Below are the records. Retype, exactly, the lines from the first through the line with "return (H - B - p) / ph", and leave out the pictures.

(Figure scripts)
* * *
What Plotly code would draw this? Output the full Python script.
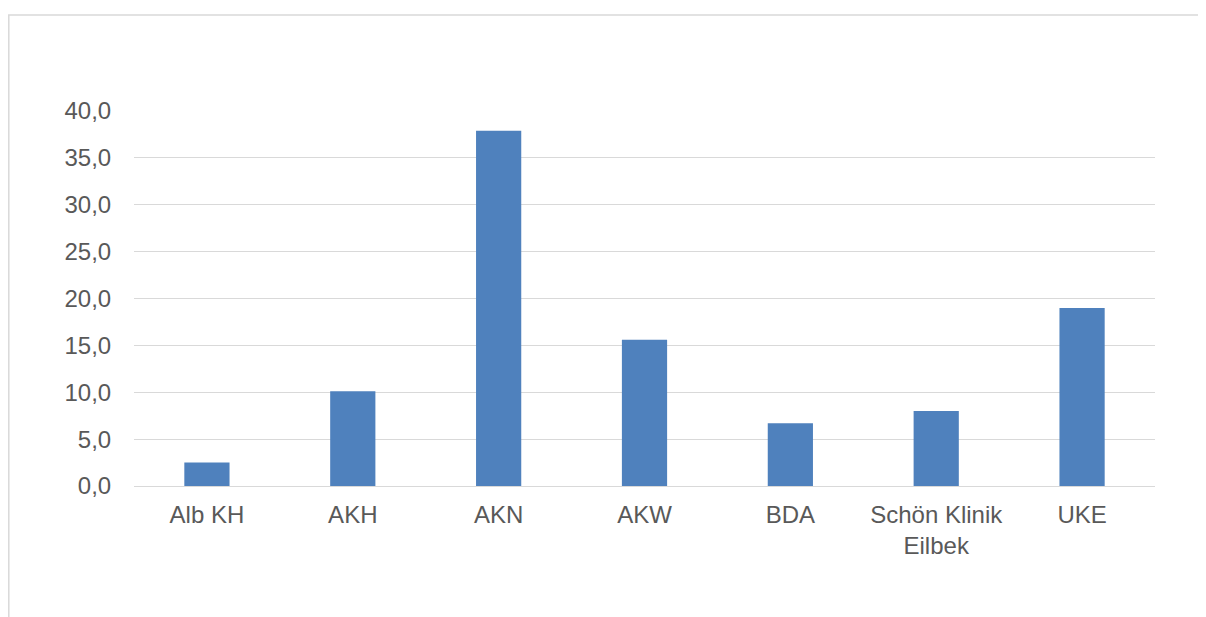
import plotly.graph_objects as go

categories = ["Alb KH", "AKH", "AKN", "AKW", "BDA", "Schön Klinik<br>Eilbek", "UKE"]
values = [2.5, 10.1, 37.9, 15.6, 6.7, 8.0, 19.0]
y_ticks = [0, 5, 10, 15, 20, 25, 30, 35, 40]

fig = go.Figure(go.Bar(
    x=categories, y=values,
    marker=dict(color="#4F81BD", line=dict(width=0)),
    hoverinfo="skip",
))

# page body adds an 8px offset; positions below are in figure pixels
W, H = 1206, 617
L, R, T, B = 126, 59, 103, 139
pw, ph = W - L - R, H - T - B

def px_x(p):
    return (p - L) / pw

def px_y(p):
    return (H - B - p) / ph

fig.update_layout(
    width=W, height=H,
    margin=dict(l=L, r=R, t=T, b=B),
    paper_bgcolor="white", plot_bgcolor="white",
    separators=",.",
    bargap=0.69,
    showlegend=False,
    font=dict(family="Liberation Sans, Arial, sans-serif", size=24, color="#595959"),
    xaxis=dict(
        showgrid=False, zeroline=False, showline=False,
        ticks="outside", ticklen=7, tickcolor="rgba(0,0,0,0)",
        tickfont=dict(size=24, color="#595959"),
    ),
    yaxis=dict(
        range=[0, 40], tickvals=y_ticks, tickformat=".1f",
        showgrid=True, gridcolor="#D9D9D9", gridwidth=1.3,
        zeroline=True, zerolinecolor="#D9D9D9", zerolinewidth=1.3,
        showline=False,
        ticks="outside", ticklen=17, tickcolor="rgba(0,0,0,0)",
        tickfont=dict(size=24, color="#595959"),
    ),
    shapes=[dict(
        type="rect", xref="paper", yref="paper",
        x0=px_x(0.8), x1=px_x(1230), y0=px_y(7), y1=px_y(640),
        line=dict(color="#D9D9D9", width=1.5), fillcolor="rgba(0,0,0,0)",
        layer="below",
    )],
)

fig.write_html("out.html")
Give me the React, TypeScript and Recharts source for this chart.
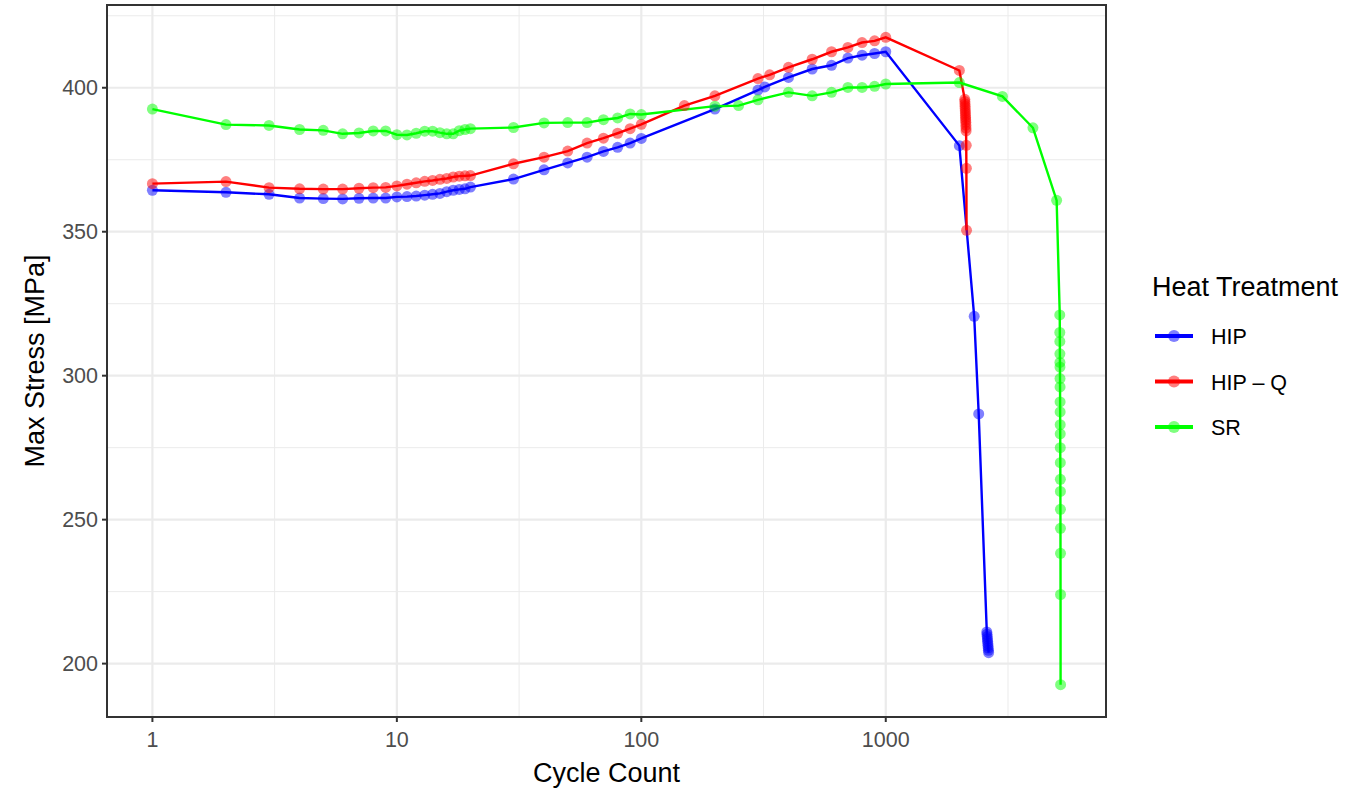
* * *
Result for this task:
What Plotly code would draw this? Output the full Python script.
import plotly.graph_objects as go

categories = ["Alb KH", "AKH", "AKN", "AKW", "BDA", "Schön Klinik<br>Eilbek", "UKE"]
values = [2.5, 10.1, 37.9, 15.6, 6.7, 8.0, 19.0]
y_ticks = [0, 5, 10, 15, 20, 25, 30, 35, 40]

fig = go.Figure(go.Bar(
    x=categories, y=values,
    marker=dict(color="#4F81BD", line=dict(width=0)),
    hoverinfo="skip",
))

# page body adds an 8px offset; positions below are in figure pixels
W, H = 1206, 617
L, R, T, B = 126, 59, 103, 139
pw, ph = W - L - R, H - T - B

def px_x(p):
    return (p - L) / pw

def px_y(p):
    return (H - B - p) / ph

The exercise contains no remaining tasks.